Ясным и теплым утром мы с инженером дивизии вышли из штаба и направились к спарке. Пение жаворонков заливало весь аэродром. Это спокойное и жизнерадостное утро, предвещавшее установление хорошей погоды, никак не укладывалось в моем сознании, встревоженном катастрофой. Оно раздражало меня. Несчастье и радость несовместимы.

Через несколько минут полета впереди блеснул металлической полосой аэродром. Полоса, как бы разрезав гранитный берег, прошла между скалами, пролегла по равнине и почти уперлась в сосновый лес, куда упал истребитель во время катастрофы. Пролетая над этим местом, мы увидели срезанные верхушки деревьев и белевший контур самолета, уткнувшегося носом в комель высокой сосны. Трагедия случилась недалеко от опушки леса. Неужели летчик допустил ошибку в расчете на посадку? Но тогда как объяснить его последние слова: «…зал. Буду…» Скорее всего, это означало — «отказал двигатель, буду катапультироваться».

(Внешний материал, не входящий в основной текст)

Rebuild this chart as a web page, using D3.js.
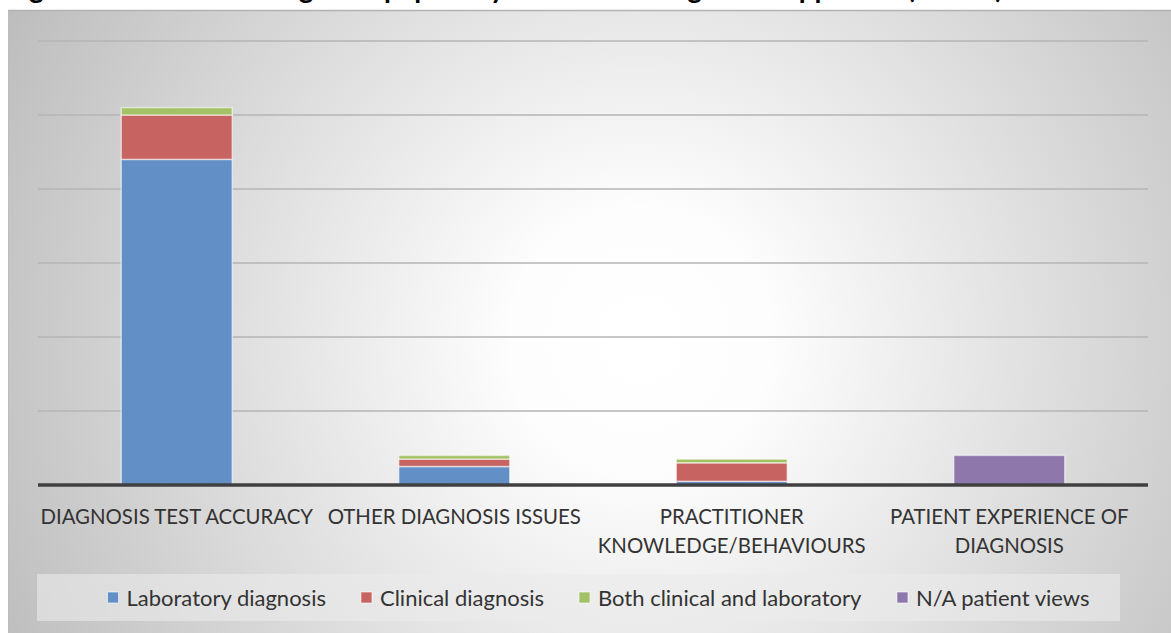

Мы подрулили к командному пункту полка, где нас встретила группа офицеров. Обращаясь к Климову, самому молодому командиру полка дивизии, рассудительному и спокойному до невозмутимости, я спросил:

— Что думаете о причине катастрофы?

— Сомов находился в воздухе всего двадцать одну минуту. Пилотировал в зоне. По последней фразе «…зал. Буду…» можно предположить, что он хотел передать: «Двигатель отказал. Буду катапультироваться». Но он уже опоздал. Самолет скользнул по верхушкам деревьев и упал.

— Что говорит техник?

— Машина была в полной исправности. Летчик расписался в книге приема и сдачи самолета.

— Не мог Сомов допустить ошибку в пилотировании?

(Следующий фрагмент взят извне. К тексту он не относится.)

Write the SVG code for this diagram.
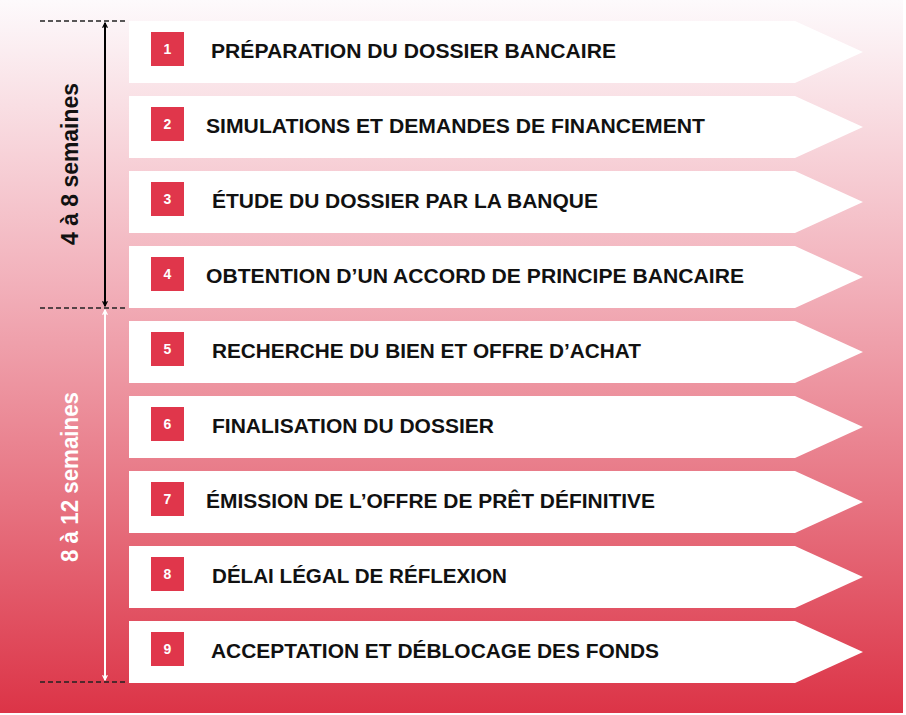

— Это исключено. Он летчик осторожный и опытный.

— Каково заключение врачебной комиссии? — спросил я у полкового врача.

— Смерть наступила от травмы черепа. Имеются переломы шейных и спинных позвонков. Признаков спиртного не обнаружено.

Истребитель упал в тридцати шести метрах от опушки леса. Срезав несколько макушек деревьев, он верхней частью фюзеляжа скользнул по толстому стволу сосны. Сучья смягчили удар о землю, нос самолета почти не помяло, а верх фюзеляжа будто был приглажен гигантским утюгом, но в кабину вдавлена только неподвижная часть фонаря вместе с прицелом. Где же подвижная? Может, ее сняли, когда извлекали тело летчика из кабины? Нет, скорее всего, ее не было. Когда заглох двигатель, Сомов понял, что не сумеет дотянуть до аэродрома, решил катапультироваться и поэтому сбросил фонарь.

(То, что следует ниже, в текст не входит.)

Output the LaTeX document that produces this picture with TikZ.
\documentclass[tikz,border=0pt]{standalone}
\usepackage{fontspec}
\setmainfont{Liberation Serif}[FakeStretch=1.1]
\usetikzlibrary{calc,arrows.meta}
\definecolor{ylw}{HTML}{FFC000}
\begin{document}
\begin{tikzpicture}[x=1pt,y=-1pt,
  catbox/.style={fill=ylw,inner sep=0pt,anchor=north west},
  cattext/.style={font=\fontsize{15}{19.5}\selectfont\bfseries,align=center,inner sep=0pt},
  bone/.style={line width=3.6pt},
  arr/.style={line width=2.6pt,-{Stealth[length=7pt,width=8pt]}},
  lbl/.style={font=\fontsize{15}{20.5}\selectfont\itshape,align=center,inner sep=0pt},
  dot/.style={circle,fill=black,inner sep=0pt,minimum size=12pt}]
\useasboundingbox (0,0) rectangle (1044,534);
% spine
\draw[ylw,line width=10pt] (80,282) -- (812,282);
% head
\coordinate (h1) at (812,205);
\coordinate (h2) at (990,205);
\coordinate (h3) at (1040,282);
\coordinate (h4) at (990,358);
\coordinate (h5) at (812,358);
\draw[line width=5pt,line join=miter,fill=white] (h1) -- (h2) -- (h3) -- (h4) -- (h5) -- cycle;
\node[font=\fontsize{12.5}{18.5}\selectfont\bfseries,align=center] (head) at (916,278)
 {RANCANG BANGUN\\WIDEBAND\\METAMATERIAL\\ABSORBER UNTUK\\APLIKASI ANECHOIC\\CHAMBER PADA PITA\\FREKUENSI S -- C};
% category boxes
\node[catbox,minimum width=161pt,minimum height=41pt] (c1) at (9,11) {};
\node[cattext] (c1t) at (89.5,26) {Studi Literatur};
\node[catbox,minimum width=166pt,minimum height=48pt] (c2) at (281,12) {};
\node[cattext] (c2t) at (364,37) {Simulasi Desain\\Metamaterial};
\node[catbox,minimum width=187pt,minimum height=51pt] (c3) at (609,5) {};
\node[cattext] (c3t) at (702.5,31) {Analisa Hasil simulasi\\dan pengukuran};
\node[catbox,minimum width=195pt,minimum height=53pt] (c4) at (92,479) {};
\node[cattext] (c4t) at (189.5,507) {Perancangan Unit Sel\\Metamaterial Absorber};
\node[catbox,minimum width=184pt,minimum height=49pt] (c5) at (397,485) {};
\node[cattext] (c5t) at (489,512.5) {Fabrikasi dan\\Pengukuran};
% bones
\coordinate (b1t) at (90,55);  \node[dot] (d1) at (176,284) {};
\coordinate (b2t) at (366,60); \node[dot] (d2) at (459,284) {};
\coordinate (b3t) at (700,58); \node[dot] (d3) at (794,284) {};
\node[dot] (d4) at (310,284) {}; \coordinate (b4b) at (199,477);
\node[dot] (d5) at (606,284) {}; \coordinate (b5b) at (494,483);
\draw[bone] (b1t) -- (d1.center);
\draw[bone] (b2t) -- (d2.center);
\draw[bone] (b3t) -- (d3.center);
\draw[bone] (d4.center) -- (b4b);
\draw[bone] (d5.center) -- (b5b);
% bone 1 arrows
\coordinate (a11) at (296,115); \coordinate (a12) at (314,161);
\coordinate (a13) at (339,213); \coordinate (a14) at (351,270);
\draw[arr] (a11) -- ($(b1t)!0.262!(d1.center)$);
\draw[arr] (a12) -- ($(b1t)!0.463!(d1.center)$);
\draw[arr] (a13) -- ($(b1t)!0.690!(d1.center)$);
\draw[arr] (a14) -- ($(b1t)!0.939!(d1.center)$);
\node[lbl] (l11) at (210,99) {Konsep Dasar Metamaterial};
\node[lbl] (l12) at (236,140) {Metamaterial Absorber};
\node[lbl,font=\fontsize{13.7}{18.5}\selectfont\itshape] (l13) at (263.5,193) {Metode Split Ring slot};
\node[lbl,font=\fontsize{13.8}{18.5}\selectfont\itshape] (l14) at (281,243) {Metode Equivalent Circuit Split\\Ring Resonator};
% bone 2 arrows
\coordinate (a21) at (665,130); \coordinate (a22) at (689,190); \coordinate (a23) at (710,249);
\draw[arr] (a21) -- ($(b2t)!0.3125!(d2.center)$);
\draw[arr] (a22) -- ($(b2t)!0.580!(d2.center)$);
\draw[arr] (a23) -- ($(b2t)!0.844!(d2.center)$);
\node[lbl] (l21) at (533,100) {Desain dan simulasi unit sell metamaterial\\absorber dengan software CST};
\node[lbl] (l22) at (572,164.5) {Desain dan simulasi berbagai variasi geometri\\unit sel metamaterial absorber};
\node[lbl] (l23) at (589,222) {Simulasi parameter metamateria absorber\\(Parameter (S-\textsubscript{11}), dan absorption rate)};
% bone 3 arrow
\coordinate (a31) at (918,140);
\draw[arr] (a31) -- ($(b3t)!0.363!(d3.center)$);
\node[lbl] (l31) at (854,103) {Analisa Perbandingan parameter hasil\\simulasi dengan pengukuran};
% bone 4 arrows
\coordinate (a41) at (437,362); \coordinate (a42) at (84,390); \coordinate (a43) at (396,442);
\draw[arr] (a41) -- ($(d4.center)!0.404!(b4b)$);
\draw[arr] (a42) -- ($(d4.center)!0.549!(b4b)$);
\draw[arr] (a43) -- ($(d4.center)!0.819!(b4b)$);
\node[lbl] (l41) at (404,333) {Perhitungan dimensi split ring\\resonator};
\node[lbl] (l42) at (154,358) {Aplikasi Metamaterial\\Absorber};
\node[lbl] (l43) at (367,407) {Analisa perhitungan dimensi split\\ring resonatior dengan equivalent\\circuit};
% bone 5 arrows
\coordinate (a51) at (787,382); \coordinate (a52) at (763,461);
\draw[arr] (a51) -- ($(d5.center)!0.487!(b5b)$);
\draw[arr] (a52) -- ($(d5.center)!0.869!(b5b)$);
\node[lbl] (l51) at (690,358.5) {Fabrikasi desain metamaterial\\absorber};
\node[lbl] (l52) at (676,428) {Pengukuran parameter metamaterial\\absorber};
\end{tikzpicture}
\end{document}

— Как думаете, где подвижная часть фонаря? — спросил я Климова.

— Как — где? — удивился Климов и внимательно осмотрел место, где она должна быть. — Странно…

Я приказал выделить людей, чтобы они развернутый строем прочесали местность на пути планирования самолета.

Часа через два Климов принес сброшенную Сомовым подвижную часть фонаря. Хозяин соседнего хутора нашел его неподалеку от своего дома. Наша догадка оправдалась. Летчик был сильным и волевым, в самый последний момент принял единственно правильное решение. Катапультирование давало ему небольшой шанс спастись. Только случай, удачный, счастливый случай, мог даровать ему жизнь, которая висела на волоске. Но волосок оборвался. Момент этого обрыва в борьбе за жизнь летчик не почувствовал.

Изуродованный самолет с трудом оторвали от сосны и поставили на шасси. К нашему удивлению, двигатель остался невредимым. Инженеры несколько раз пытались запустить его, но тщетно. При проверке фильтра оказалось, что он закупорен слоями серы. Откуда она взялась — никто не знал. Катастрофой заинтересовалась Москва. Полеты на данном типе самолета были запрещены. Требовалось немало времени для выяснения причин появления серы в керосине.

Перед отъездом из дивизии командующий подозвал меня:

— Арсений Васильевич, на тебя и жену есть путевки в Хосту.

Меня поразило, что в такой обстановке командующий счел возможным предоставить мне отпуск.

— Езжай в Москву, забирай жену — и к морю, — продолжал он. — Детей есть с кем оставить?

— Девочек возьмем с собой, малышку оставим с бабушкой.

— Ну и договорились. Кого за себя оставишь?